**WHAT YOU ARE ASKED TO DO**
Read through the entries below and return each line with the word "matplotlib".

(Source code of charts)
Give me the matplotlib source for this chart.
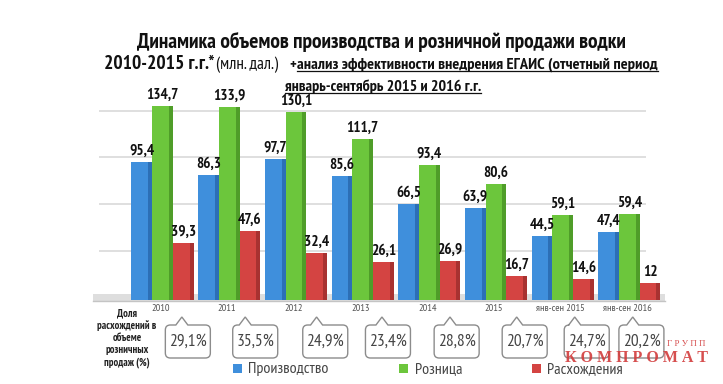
import matplotlib
matplotlib.use("Agg")
import matplotlib.pyplot as plt
from matplotlib import font_manager as fm
from matplotlib.path import Path
from matplotlib.patches import PathPatch, Rectangle
from matplotlib.lines import Line2D

# ---------------- data ----------------
categories = ["2010", "2011", "2012", "2013", "2014", "2015", "янв-сен 2015", "янв-сен 2016"]
production = [95.4, 86.3, 97.7, 85.6, 66.5, 63.9, 44.5, 47.4]
retail = [134.7, 133.9, 130.1, 111.7, 93.4, 80.6, 59.1, 59.4]
discrepancy = [39.3, 47.6, 32.4, 26.1, 26.9, 16.7, 14.6, 12]
share_pct = [29.1, 35.5, 24.9, 23.4, 28.8, 20.7, 24.7, 20.2]
series_names = ["Производство", "Розница", "Расхождения"]
share_label_lines = ["Доля", "расхождений в", "объеме", "розничных", "продаж (%)"]

# ---------------- fonts ----------------
names = {f.name for f in fm.fontManager.ttflist}
NARROW = "Liberation Sans"
for cand in ["PT Sans Narrow", "Liberation Sans Narrow", "Roboto Condensed", "Fira Sans Condensed",
             "Open Sans Condensed", "IBM Plex Sans Condensed", "Ubuntu Condensed"]:
    if cand in names:
        NARROW = cand
        break
SERIF = "Liberation Serif" if "Liberation Serif" in names else "DejaVu Serif"
FN = [NARROW, "DejaVu Sans"]

W, H = 723, 384
fig = plt.figure(figsize=(W / 100, H / 100), dpi=100)
fig.patch.set_facecolor("white")

def fx(px):
    return px / W

def fy(py):
    return 1 - py / H

# layout (pixels)
CAT0_PX, STEP_PX = 162.5, 66.7
AX_L, AX_R = 95, 665
BASE_PX, TOP_PX = 300, 80
PX_PER_UNIT = 1.443

xa = (AX_L - CAT0_PX) / STEP_PX
xb = (AX_R - CAT0_PX) / STEP_PX
ytop = (BASE_PX - TOP_PX) / PX_PER_UNIT

ov = fig.add_axes([0, 0, 1, 1], zorder=0)
ov.set_xlim(-CAT0_PX / STEP_PX, (W - CAT0_PX) / STEP_PX)
ov.set_ylim(H, 0)
ov.axis("off")

ax = fig.add_axes([fx(AX_L), fy(BASE_PX), (AX_R - AX_L) / W, (BASE_PX - TOP_PX) / H], zorder=2)
ax.set_xlim(xa, xb)
ax.set_ylim(0, ytop)
ax.axis("off")
ax.patch.set_alpha(0)

# floor
ov.add_patch(Rectangle((xa - 0.03, 294), (xb - xa) + 0.03, 6.5, facecolor="#dedede", edgecolor="none", zorder=1))
ov.add_line(Line2D([xa - 0.03, xb], [300.5, 300.5], color="#c4c4c4", lw=1, zorder=1))

# gridlines (back wall)
for gv in [34.1, 66.5, 99.1, 131.3]:
    ax.hlines(gv, -0.95, 7.25, color="#d9d9d9", lw=1.2, zorder=0)

# bars
x = list(range(len(categories)))
bw = 0.31
offs = [-0.31, 0.0, 0.31]
cols = ["#3f8fdc", "#6cc63c", "#d44442"]
dark = ["#2c6fb6", "#4f9d29", "#a83231"]
for k, (vals, c, d) in enumerate(zip([production, retail, discrepancy], cols, dark)):
    xs = [xi + offs[k] for xi in x]
    ax.bar(xs, vals, width=bw, color=c, edgecolor="none", zorder=2 + k)
    ax.bar([xx + bw / 2 - 0.03 for xx in xs], vals, width=0.06, color=d, edgecolor="none", zorder=2 + k)
    for xx, v in zip(xs, vals):
        ax.annotate(f"{v:g}".replace(".", ","), (xx, v), xytext=(0, 3), textcoords="offset points",
                    ha="center", va="bottom", fontsize=11, fontweight="bold", family=FN,
                    color="#111111", zorder=10)

# category labels
for xi, c in zip(x, categories):
    ov.text(xi - 0.03, 308.5, c, ha="center", va="center", fontsize=7.5, family=FN, color="#555555")

# callout boxes
BOX_DX = [0.38, 0.39, 0.44, 0.38, 0.41, 0.43, 0.36, 0.18]
PTR_DX = [0.29, 0.24, 0.31, 0.29, 0.31, 0.31, 0.18, 0.05]
bwid = 45 / STEP_PX
rx, ry = 5 / STEP_PX, 5
hw = 6 / STEP_PX
y0, y1, yt = 325, 358, 317
for xi, bdx, pdx, s in zip(x, BOX_DX, PTR_DX, share_pct):
    cx = xi + bdx
    xp = xi + pdx
    x0, x1 = cx - bwid / 2, cx + bwid / 2
    verts = [(x0 + rx, y0), (xp - hw, y0), (xp, yt), (xp + hw, y0), (x1 - rx, y0),
             (x1, y0), (x1, y0 + ry), (x1, y1 - ry), (x1, y1), (x1 - rx, y1),
             (x0 + rx, y1), (x0, y1), (x0, y1 - ry), (x0, y0 + ry), (x0, y0), (x0 + rx, y0),
             (x0 + rx, y0)]
    codes = [Path.MOVETO, Path.LINETO, Path.LINETO, Path.LINETO, Path.LINETO,
             Path.CURVE3, Path.CURVE3, Path.LINETO, Path.CURVE3, Path.CURVE3,
             Path.LINETO, Path.CURVE3, Path.CURVE3, Path.LINETO, Path.CURVE3, Path.CURVE3,
             Path.CLOSEPOLY]
    ov.add_patch(PathPatch(Path(verts, codes), facecolor="white", edgecolor="#8c8c8c", lw=1.0, zorder=3))
    ov.text(cx, 342, f"{s:.1f}".replace(".", ",") + "%", ha="center", va="center",
            fontsize=12.5, family=FN, color="#444444", zorder=4)

# left side label (one text per line)
for i, ln in enumerate(share_label_lines):
    fig.text(fx(127), fy(313.5 + 12.2 * i), ln, ha="center", va="center",
             fontsize=7.7, fontweight="bold", family=FN, color="#222222")

# legend
leg_sq = [232.7, 399, 531.7]
for sx, c, nm in zip(leg_sq, cols, series_names):
    fig.patches.append(Rectangle((fx(sx), fy(373)), 9 / W, 9 / H, transform=fig.transFigure,
                                 facecolor=c, edgecolor="none", figure=fig))
    fig.text(fx(sx + 15.5), fy(369.5), nm, ha="left", va="center", fontsize=11.5, family=FN,
             color="#444444")

# title
fig.text(fx(381.5), fy(48), "Динамика объемов производства и розничной продажи водки", ha="center",
         va="baseline", fontsize=15.5, fontweight="bold", family=FN, color="#111111")
fig.text(fx(104), fy(69), "2010-2015 г.г.*", ha="left", va="baseline", fontsize=14,
         fontweight="bold", family=FN, color="#111111")
fig.text(fx(216), fy(69), "(млн. дал.)", ha="left", va="baseline", fontsize=12.5, family=FN, color="#111111")
fig.text(fx(289), fy(69), "+", ha="left", va="baseline", fontsize=11, fontweight="bold", family=FN, color="#111111")
t1 = fig.text(fx(297), fy(69), "анализ эффективности внедрения ЕГАИС (отчетный период", ha="left",
              va="baseline", fontsize=11.8, fontweight="bold", family=FN, color="#111111")
t2 = fig.text(fx(285), fy(91), "январь-сентябрь 2015 и 2016 г.г.", ha="left",
              va="baseline", fontsize=11.5, fontweight="bold", family=FN, color="#111111")

fig.canvas.draw()
r = fig.canvas.get_renderer()
for t, by in [(t1, 69), (t2, 91)]:
    bb = t.get_window_extent(r)
    yy = fy(by + 2.0)
    fig.add_artist(Line2D([bb.x0 / W, bb.x1 / W], [yy, yy], transform=fig.transFigure,
                          color="#111111", lw=0.9))

# watermark
fig.text(fx(565), fy(361.5), "К О М П Р О М А Т", ha="left", va="baseline", fontsize=11.5,
         fontweight="bold", family=[SERIF, "DejaVu Serif"], color="#d23c3c", alpha=0.9, zorder=20)
fig.text(fx(667), fy(346.5), "Г Р У П П", ha="left", va="baseline", fontsize=6.5,
         family=[SERIF, "DejaVu Serif"], color="#d23c3c", alpha=0.9, zorder=20)

fig.savefig("out.png", dpi=100, facecolor="white")
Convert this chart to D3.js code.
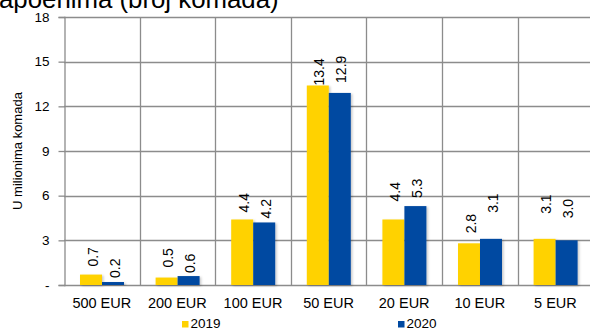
<!DOCTYPE html>
<html>
<head>
<meta charset="utf-8">
<script src="https://cdn.jsdelivr.net/npm/d3@7"></script>
<style>
  html, body { margin: 0; padding: 0; background: #fff; overflow: hidden; }
  svg { display: block; font-family: "Liberation Sans", Arial, sans-serif; }
</style>
</head>
<body>
<svg id="chart" width="590" height="329"></svg>
<script>
// Banknotes by denomination, millions of pieces
const categories = ["500 EUR", "200 EUR", "100 EUR", "50 EUR", "20 EUR", "10 EUR", "5 EUR"];
const seriesNames = ["2019", "2020"];
const values2019 = [0.7, 0.5, 4.4, 13.4, 4.4, 2.8, 3.1];
const values2020 = [0.2, 0.6, 4.2, 12.9, 5.3, 3.1, 3.0];
const yTicks = [0, 3, 6, 9, 12, 15, 18];
const colors = ["#FFD200", "#0049A1"];

// Hand-tuned gap (px) between each bar top and its rotated value label
const labelGap2019 = [8, 10, 7, 0, 18, 10, 25];
const labelGap2020 = [4, 3, 4, 10, 8, 26, 22];

const svg = d3.select("#chart");
const margin = { left: 64, top: 17, bottom: 44 };
const plotBottom = 329 - margin.bottom;
const bandWidth = 75.6;
const plotRight = margin.left + bandWidth * categories.length;
const FONT = "'Liberation Sans', Arial, sans-serif";

const x = d3.scaleBand().domain(categories).range([margin.left, plotRight]);
const xs = d3.scaleBand().domain(seriesNames).range([16, 60]);
const y = d3.scaleLinear().domain([0, 18]).range([plotBottom, margin.top]);

const defs = svg.append("defs");
const f = defs.append("filter").attr("id", "shadow").attr("x", "-20%").attr("y", "-20%").attr("width", "150%").attr("height", "150%");
f.append("feDropShadow").attr("dx", 1.5).attr("dy", 1).attr("stdDeviation", 1).attr("flood-color", "#000").attr("flood-opacity", 0.22);

// Title (second line of the heading)
svg.append("text").attr("x", -1).attr("y", 8).attr("font-size", 25.8).attr("fill", "#000")
  .text("apoenima (broj komada)");

// Horizontal gridlines
const gridColor = "#8c8c8c";
svg.append("g").selectAll("line").data(yTicks.filter(d => d > 0)).join("line")
  .attr("x1", margin.left).attr("x2", 600)
  .attr("y1", d => Math.round(y(d)) + 0.5).attr("y2", d => Math.round(y(d)) + 0.5)
  .attr("stroke", gridColor).attr("stroke-width", 1.3);

// Vertical gridlines between categories
svg.append("g").selectAll("line").data(categories.slice(1)).join("line")
  .attr("x1", d => Math.round(x(d)) + 0.5).attr("x2", d => Math.round(x(d)) + 0.5)
  .attr("y1", margin.top).attr("y2", plotBottom)
  .attr("stroke", gridColor).attr("stroke-width", 1.3);

// Y axis
const yAxis = d3.axisLeft(y).tickValues(yTicks).tickSize(6).tickPadding(9)
  .tickFormat(d => d === 0 ? "-" : d3.format("d")(d));
const gy = svg.append("g").attr("transform", `translate(${margin.left + 0.5},0)`).call(yAxis);
gy.select(".domain").attr("stroke", gridColor).attr("stroke-width", 1.3);
gy.selectAll(".tick line").attr("stroke", gridColor).attr("stroke-width", 1.3);
gy.selectAll(".tick text").attr("font-size", 13.5).attr("fill", "#000").attr("font-family", FONT);

// X axis
const xAxis = d3.axisBottom(x).tickSize(0).tickPadding(12);
const gx = svg.append("g").attr("transform", `translate(0,${plotBottom + 0.5})`).call(xAxis);
gx.select(".domain").attr("d", `M${margin.left},0H600`).attr("stroke", gridColor).attr("stroke-width", 1.3);
gx.selectAll(".tick text").attr("font-size", 14.5).attr("fill", "#000").attr("font-family", FONT);

// Y axis title
svg.append("text")
  .attr("transform", `translate(22,${(margin.top + plotBottom) / 2}) rotate(-90)`)
  .attr("text-anchor", "middle").attr("font-size", 13).attr("fill", "#000")
  .text("U milionima komada");

// Bars
const rows = categories.map((c, i) => ({
  cat: c,
  items: [
    { v: values2019[i], s: seriesNames[0], j: 0, gap: labelGap2019[i] },
    { v: values2020[i], s: seriesNames[1], j: 1, gap: labelGap2020[i] }
  ]
}));
const groups = svg.append("g").selectAll("g").data(rows).join("g")
  .attr("transform", d => `translate(${x(d.cat)},0)`);

groups.selectAll("rect").data(d => d.items).join("rect")
  .attr("x", d => xs(d.s)).attr("width", xs.bandwidth())
  .attr("y", d => y(d.v)).attr("height", d => plotBottom - y(d.v))
  .attr("fill", d => colors[d.j]).attr("filter", "url(#shadow)");

// Value labels, rotated
groups.selectAll("text.val").data(d => d.items).join("text")
  .attr("class", "val")
  .attr("transform", d => `translate(${xs(d.s) + xs.bandwidth() / 2 + 6.5},${y(d.v) - d.gap}) rotate(-90)`)
  .attr("font-size", 14).attr("fill", "#000")
  .text(d => d3.format(".1f")(d.v));

// Legend
const legendPos = [182, 398];
const lg = svg.append("g").selectAll("g").data(seriesNames).join("g")
  .attr("transform", (d, i) => `translate(${legendPos[i]},321)`);
lg.append("rect").attr("width", 6.5).attr("height", 6.5).attr("fill", (d, i) => colors[i]);
lg.append("text").attr("x", 8.5).attr("y", 6.5).attr("font-size", 13.5).attr("fill", "#000").text(d => d);
</script>
</body>
</html>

**THE RESPONSE**
Give me the matplotlib source for this chart.
import matplotlib
matplotlib.use("Agg")
import matplotlib.pyplot as plt
from matplotlib import font_manager as fm
from matplotlib.path import Path
from matplotlib.patches import PathPatch, Rectangle
from matplotlib.lines import Line2D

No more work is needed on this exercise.